坂野潤治『〈階級〉の日本近代史』
本日は、大阪で労働政策フォーラムが開かれ、労使それぞれの弁護士の皆さんと一緒に、わたくしもパネリストとして、改正労働契約法について議論してきました。
帰りの電車の中で読んでいたのが、坂野潤治『〈階級〉の日本近代史』です。
近代日本史が専門の坂野さんは、とりわけ近年、現代政治の姿に大きな危機感を感じて、繰り返しメッセージ性の高い歴史書を送り続けていますが、本書もその一冊です。
本ブログでも結構繰り返し紹介してきていますので、わかっているよ、という方も多いでしょうが、やはり繰り返し語られるべきメッセージだと思います。
http://bookclub.kodansha.co.jp/product?code=258589&_ga=1.50056038.1129985248.1416490298
武士の革命としての明治維新。農村地主の運動としての自由民権運動。男子普通選挙制を生んだ大正の都市中間層……。しかし、社会的格差の是正は、自由主義体制下ではなく、日中戦争後の総力戦体制下で進んだというジレンマをどうとらえればよいのか。
「階級」という観点から、明治維新から日中戦争勃発前夜までの七〇年の歴史を、日本近代史の碩学が描き出す。
折しも安倍首相が明日解散総選挙を宣言するという今、昨日の政労使会議で、またしても経営側に賃金引き上げを求めたというニュースが流れる今だからこそ、次の一節が身にしみる思いがする人が少なくないのではないでしょうか。
・・・一般の労働者が望むのは、雇用の安定と賃金の引き上げである。彼らにとって労働組合は、この二つを実現するための手段に過ぎない。しかし、当時の労働運動の指導者にとっては、一般の労働者の二つの期待を果たすためには、まず政府に労働組合法を制定させることが必要であった。
一見したところでは何の矛盾もない労働者と労働運動者の立場は、ある状況では正反対の立場に転ずる。労働組合法の制定に肯定的な内閣が、その健全財政主義から不況を悪化させ、失業者を増大させる場合がそれである。
同じことを反対側から見れば、労働組合法の制定に否定的な内閣が、積極財政によって不景気を克服して失業者を減少させる場合がそれである。
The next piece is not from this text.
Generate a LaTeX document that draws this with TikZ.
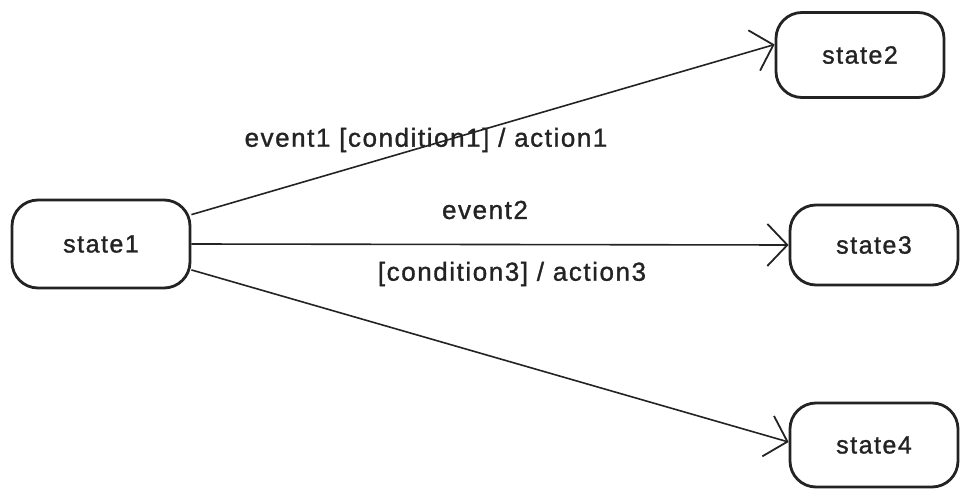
\documentclass[tikz,border=0pt]{standalone}
\usepackage{fontspec}
\setmainfont{Liberation Sans}[LetterSpace=6, FakeBold=1.2]
\usetikzlibrary{arrows.meta}
\definecolor{ink}{RGB}{35,35,35}
\tikzset{
  statebox/.style={draw=ink, line width=2.8pt, rounded corners=26pt, font=\fontsize{25}{28}\selectfont, text=ink, inner sep=0pt},
  trans/.style={draw=ink, line width=1.6pt, -{Straight Barb[length=20pt,width=42pt,line width=1.8pt]}},
  lbl/.style={font=\fontsize{26}{29}\selectfont, text=ink, inner sep=0pt}
}
\begin{document}
\begin{tikzpicture}[x=1pt,y=-1pt]
\useasboundingbox (0,0) rectangle (967,489);
\node[statebox, minimum width=178pt, minimum height=88pt] (s1) at (101,244) {state1};
\node[statebox, minimum width=168pt, minimum height=85pt] (s2) at (860,55) {state2};
\node[statebox, minimum width=168pt, minimum height=80pt] (s3) at (874,245) {state3};
\node[statebox, minimum width=168pt, minimum height=84pt] (s4) at (874,445) {state4};
\draw[trans] (s1.18) -- (s2.173);
\draw[trans] (s1.east) -- (s3.west);
\draw[trans] (s1.-16) -- (s4.178);
\node[lbl] (l1) at (426,140) {event1 [condition1] / action1};
\node[lbl] (l2) at (485,210) {event2};
\node[lbl] (l3) at (512,274) {[condition3] / action3};
\end{tikzpicture}
\end{document}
前者の場合には、組合指導者は内閣に好意的でも、一般の労働者はそれに批判的になり、後者の場合には組合指導者は内閣に批判的でも労働者全体はそれに好意的になる。・・・
この言葉が身に沁みない人は、労働者の権利に関心がないか、労働者の生活に関心がないか、その両方の人でしょう。
・・・筆者が机上で考えれば、労働組合に好意的なリベラルな政党が『積極財政』を採用すれば、普通選挙制という政治改革が、都市中間層と労働者の増大という社会変動を吸収できたと思われる。しかし、当時はもとより、2014年の今日でも、リベラル政党はいつも『小さな政府』を目指す。戦前の憲政会=民政党然り、戦後の日本社会党=民主党また然りである。反対に保守政党は、戦前の政友会から戦後の自民党に至るまで、これまた一貫して『積極財政』の名の下に『大きな政府』を目指してきた。
この100年近く変わらないアイロニー・・・。
総同盟が「政友会は常に社会政策を無視することにおいて特色がある」と敵視していた政友会が、1932年の選挙で掲げたスローガンがこれです。
景気が好きか、不景気が好きか。
働きたいか、失業したいか。
生活の安定を望むか、不安定を望むか。
産業の振興か、産業の破滅か。
減税をとるか、増税をとるか。
自主的外交か、屈従外交か。
嗚呼、80年前のアベノミクス!
・・・「平和と自由」だけを尊重し、「格差」に目を向けない場合の最悪の結果は1937~1945年の『8年戦争』である。・・・45年には見渡すばかりの焼け野原と敗戦が待っていた。
しかし、もちろん、坂野さんはそれが必然だったと言いたいのではありません。1937年に生まれ、戦争末期防空頭巾をかぶって空襲から避難した経験を語る坂野さんは、焼け野原にならないで平等を実現する歴史のイフがあったはずだと語るのです。